Blackpeak's Leahy shares a similar view. Given that many of companies targeted by private equity players wouldn't have found success without founders' strong ties to various stakeholders, he suggests that third-party investors establish an alignment of interest with entrepreneurs and other parties as soon as the investment takes place. This is preferable to avoiding influential founders and potentially losing out on growth opportunities.

Mandarin Capital took this a step even further, reaching out to existing management at Dagong Europe Credit Rating, a China-based credit rating agency, four years before making its investment, which finally went through in March.

"Successful relationships with Chinese entrepreneurs may cost you a long period of time and efforts," says Alberto Forchielli, a founding partner at the Sino-European private equity firm. "It's important for entrepreneurs to share your objectives, cherish your advice, as well as maintain a certain degree of autonomy."

Face-time is important. Rather than just showing up at board meetings once a quarter and making suggestions as to how a business should be run, private equity investors - even those in minority positions - should better integrate themselves into portfolio companies' daily operations. It is a case of proving to entrepreneurs that you can add value.

"Most situations can be worked out if you are there every day," says one China-focused mid-market GP. "If you are not there, do not deal first-hand with the problem, or are just a passive investor, you can only do exactly what you do when your favorite stock price falls: sit and watch."

If left to fester, problems can overwhelm the business, as evidenced by NVC. When any chance of reconciliation and realignment is past, a private equity investor is left with two options: take control of the company, restructure it and look to make a profit, or cut your losses and get out as quickly as possible.

"It's a game of poker and you always need to understand your counterparty," says Blackpeak's Leahy. "But whichever is considered a better choice, you need to motivate the entrepreneur in a less hostile way so that the suggested solution will work in his best financial interests."

Stick or fold?

Yan appears to have taken the first approach regarding NVC. SAIF was reportedly able to dismiss the chairman by allying with other investors including Goldman Sachs and Schneider Electric. The three parties currently own 33.36% of the company, compared to Wu'S 19.53%. Yan also publicly set out his stall, declaring that the private equity firm would not back down despite massive protests. "In the worst-case scenario, we go and find new distributors and the company's stock will suffer for about two years," he said, cited by local media.
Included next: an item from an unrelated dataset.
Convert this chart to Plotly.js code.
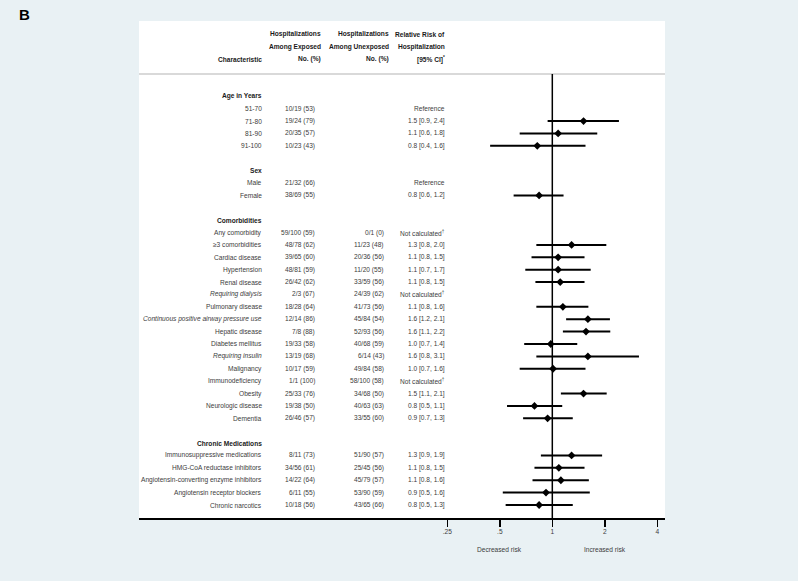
<!DOCTYPE html>
<html>
<head>
<meta charset="utf-8">
<script src="https://cdn.plot.ly/plotly-3.0.1.min.js"></script>
<style>html,body{margin:0;padding:0;background:#e9f1f4;}</style>
</head>
<body>
<div id="chart" style="width:798px;height:581px;"></div>
<script>
// ---- data ----
const characteristics = [
  'Age in Years','51-70','71-80','81-90','91-100','',
  'Sex','Male','Female','',
  'Comorbidities','Any comorbidity','≥3 comorbidities','Cardiac disease','Hypertension','Renal disease',
  'Requiring dialysis','Pulmonary disease','Continuous positive airway pressure use','Hepatic disease',
  'Diabetes mellitus','Requiring insulin','Malignancy','Immunodeficiency','Obesity','Neurologic disease','Dementia','',
  'Chronic Medications','Immunosuppressive medications','HMG-CoA reductase inhibitors',
  'Angiotensin-converting enzyme inhibitors','Angiotensin receptor blockers','Chronic narcotics'
];
const sectionHeaders = ['Age in Years','Sex','Comorbidities','Chronic Medications'];
const italicRows = ['Requiring dialysis','Continuous positive airway pressure use','Requiring insulin'];
const exposed = [
  '','10/19 (53)','19/24 (79)','20/35 (57)','10/23 (43)','',
  '','21/32 (66)','38/69 (55)','',
  '','59/100 (59)','48/78 (62)','39/65 (60)','48/81 (59)','26/42 (62)',
  '2/3 (67)','18/28 (64)','12/14 (86)','7/8 (88)',
  '19/33 (58)','13/19 (68)','10/17 (59)','1/1 (100)','25/33 (76)','19/38 (50)','26/46 (57)','',
  '','8/11 (73)','34/56 (61)','14/22 (64)','6/11 (55)','10/18 (56)'
];
const unexposed = [
  '','','','','','',
  '','','','',
  '','0/1 (0)','11/23 (48)','20/36 (56)','11/20 (55)','33/59 (56)',
  '24/39 (62)','41/73 (56)','45/84 (54)','52/93 (56)',
  '40/68 (59)','6/14 (43)','49/84 (58)','58/100 (58)','34/68 (50)','40/63 (63)','33/55 (60)','',
  '','51/90 (57)','25/45 (56)','45/79 (57)','53/90 (59)','43/65 (66)'
];
const NC = 'Not calculated<sup>†</sup>';
const rrText = [
  '','Reference','1.5 [0.9, 2.4]','1.1 [0.6, 1.8]','0.8 [0.4, 1.6]','',
  '','Reference','0.8 [0.6, 1.2]','',
  '',NC,'1.3 [0.8, 2.0]','1.1 [0.8, 1.5]','1.1 [0.7, 1.7]','1.1 [0.8, 1.5]',
  NC,'1.1 [0.8, 1.6]','1.6 [1.2, 2.1]','1.6 [1.1, 2.2]',
  '1.0 [0.7, 1.4]','1.6 [0.8, 3.1]','1.0 [0.7, 1.6]',NC,'1.5 [1.1, 2.1]','0.8 [0.5, 1.1]','0.9 [0.7, 1.3]','',
  '','1.3 [0.9, 1.9]','1.1 [0.8, 1.5]','1.1 [0.8, 1.6]','0.9 [0.5, 1.6]','0.8 [0.5, 1.3]'
];
const estimate = [
  null,null,1.51,1.08,0.82,null,
  null,null,0.84,null,
  null,null,1.29,1.08,1.08,1.11,
  null,1.15,1.60,1.56,
  0.98,1.60,1.01,null,1.51,0.79,0.94,null,
  null,1.29,1.09,1.12,0.92,0.84
];
const lower = [
  null,null,0.94,0.65,0.44,null,
  null,null,0.60,null,
  null,null,0.81,0.76,0.70,0.80,
  null,0.81,1.20,1.15,
  0.69,0.81,0.65,null,1.12,0.55,0.68,null,
  null,0.86,0.79,0.77,0.52,0.54
];
const upper = [
  null,null,2.41,1.81,1.55,null,
  null,null,1.16,null,
  null,null,2.04,1.53,1.66,1.53,
  null,1.61,2.14,2.15,
  1.39,3.14,1.55,null,2.05,1.14,1.31,null,
  null,1.93,1.53,1.62,1.64,1.31
];
const tickVals = [0.25, 0.5, 1, 2, 4];
const tickLabels = ['.25', '.5', '1', '2', '4'];
const colHeaders = [
  ['', '', 'Characteristic'],
  ['Hospitalizations', 'Among Exposed', 'No. (%)'],
  ['Hospitalizations', 'Among Unexposed', 'No. (%)'],
  ['Relative Risk of', 'Hospitalization', '[95% CI]<sup>*</sup>']
];

// ---- build ----
const FONT = 'Liberation Sans, Arial, Helvetica, sans-serif';
const FS = 6.6;
const TXT = '#3c3c3c';
const rows = characteristics.map((_, i) => i);

const px = [], py = [], ep = [], em = [];
rows.forEach(i => {
  if (estimate[i] !== null) {
    px.push(estimate[i]); py.push(i);
    ep.push(upper[i] - estimate[i]); em.push(estimate[i] - lower[i]);
  }
});

const traces = [
  {
    x: [1, 1], y: [-1.8, 34.05], mode: 'lines', type: 'scatter',
    line: {color: '#000', width: 1.5}, hoverinfo: 'skip', showlegend: false
  },
  {
    x: px, y: py, mode: 'markers', type: 'scatter',
    marker: {symbol: 'diamond', size: 6, color: '#000'},
    error_x: {type: 'data', symmetric: false, array: ep, arrayminus: em,
              color: '#000', thickness: 2, width: 0},
    showlegend: false, hoverinfo: 'skip'
  }
];

const W = 526, L = 139;
const colX = {
  label: (264 - L) / W,
  exp: (317 - L) / W,
  unexp: (385.5 - L) / W,
  rr: (447 - L) / W,
  expH: (323.3 - L) / W,
  unexpH: (390.7 - L) / W,
  rrH: (447.3 - L) / W
};

const ann = [];
function addText(x, y, text, opts) {
  ann.push(Object.assign({
    xref: 'paper', yref: 'y', x: x, y: y, text: text, showarrow: false,
    xanchor: 'right', yanchor: 'middle',
    font: {family: FONT, size: FS, color: TXT}
  }, opts || {}));
}
rows.forEach(i => {
  const c = characteristics[i];
  if (c) {
    if (sectionHeaders.includes(c)) {
      addText(colX.label, i, '<b>' + c + '</b>', {font: {family: FONT, size: FS, color: '#1a1a1a'}});
    } else if (italicRows.includes(c)) {
      addText(colX.label, i, '<i>' + c + '</i>');
    } else {
      addText(colX.label, i, c);
    }
  }
  if (exposed[i]) addText(colX.exp, i, exposed[i]);
  if (unexposed[i]) addText(colX.unexp, i, unexposed[i]);
  if (rrText[i]) addText(colX.rr, i, rrText[i]);
});
const hx = [colX.label, colX.expH, colX.unexpH, colX.rrH];
colHeaders.forEach((lines, c) => {
  lines.forEach((t, k) => {
    if (t) addText(hx[c], -5 + k, '<b>' + t + '</b>', {font: {family: FONT, size: FS, color: '#1a1a1a'}});
  });
});
// axis captions
ann.push({xref: 'paper', yref: 'paper', x: (499 - L) / W, y: -0.0624, text: 'Decreased risk',
  showarrow: false, xanchor: 'center', yanchor: 'middle', font: {family: FONT, size: FS, color: TXT}});
ann.push({xref: 'paper', yref: 'paper', x: (604.7 - L) / W, y: -0.0624, text: 'Increased risk',
  showarrow: false, xanchor: 'center', yanchor: 'middle', font: {family: FONT, size: FS, color: TXT}});
// panel letter
ann.push({xref: 'paper', yref: 'paper', x: (17 - L) / W, y: (518 - 15) / 497, text: '<b>B</b>',
  showarrow: false, xanchor: 'left', yanchor: 'middle', font: {family: FONT, size: 15, color: '#000'}});

const layout = {
  width: 798, height: 581,
  margin: {l: 139, r: 133, t: 21, b: 63, pad: 0},
  paper_bgcolor: '#e9f1f4',
  plot_bgcolor: '#ffffff',
  showlegend: false,
  xaxis: {
    type: 'log', range: [-2.370, 0.6462], tickvals: tickVals, ticktext: tickLabels,
    ticks: 'outside', ticklen: 7, tickwidth: 1.5, tickcolor: '#000',
    showline: true, linecolor: '#000', linewidth: 1.5, mirror: false,
    showgrid: false, zeroline: false, fixedrange: true,
    tickfont: {family: FONT, size: FS, color: TXT}
  },
  yaxis: {
    range: [34.05, -6.08], visible: false, showgrid: false, zeroline: false, fixedrange: true
  },
  shapes: [
    {type: 'line', xref: 'paper', yref: 'y', x0: 0, x1: 1, y0: -1.8, y1: -1.8,
     line: {color: '#cccccc', width: 1.5}, layer: 'below'}
  ],
  annotations: ann
};

Plotly.newPlot('chart', traces, layout, {staticPlot: true, displayModeBar: false});
</script>
</body>
</html>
However, restructuring requires a lot of time and effort. When CITIC Capital and Warburg Pincus invested in state-owned enterprise (SOE) Harbin Pharmaceuticals in 2005, they discovered the general manager of one of the company's subsidiaries had constructed an imitation 18th century Rococo-style palace as its headquarters. It was a classic case of an SOE using excess as a means of discounting economic returns, but removing the manager responsible risked undermining the fabric of the company.

The investors had to wait four years for the individual to retire. Around the same time they finally completed the centralization of Harbin Pharmaceuticals' financial structure, after facing down resistance from managers of subsidiaries desperate to hold on to power.
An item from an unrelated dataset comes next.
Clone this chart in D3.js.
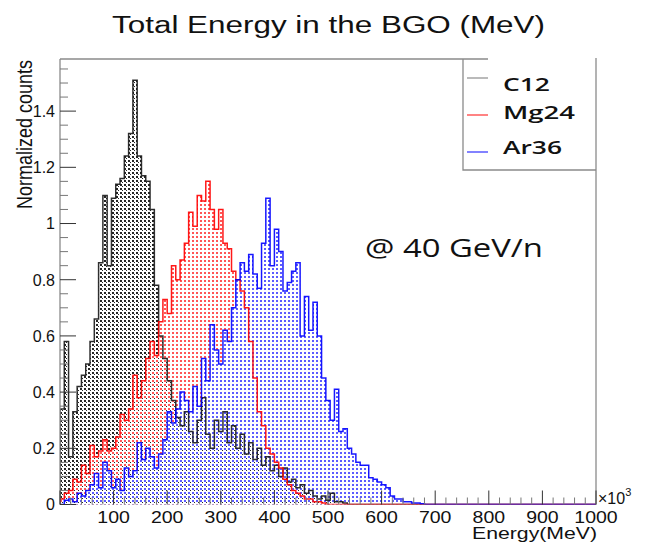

Comparisons between Harbin Pharma and NVC are tricky, though. One is an SOE still controlled by PE investors who have yet to exit. The other is a private enterprise that has already achieved a public listing, which generated a significant paper gain for its investors. The SAIF LP argues that it makes more sense to exit than hold on for another three years.

"It's a general rule that a GP should target an exit after capturing significant returns via an IPO," says the LP. "If your final goal is to get out as quickly as possible, it is best to sit down with the entrepreneur quietly and give him the face, instead of making a fuss."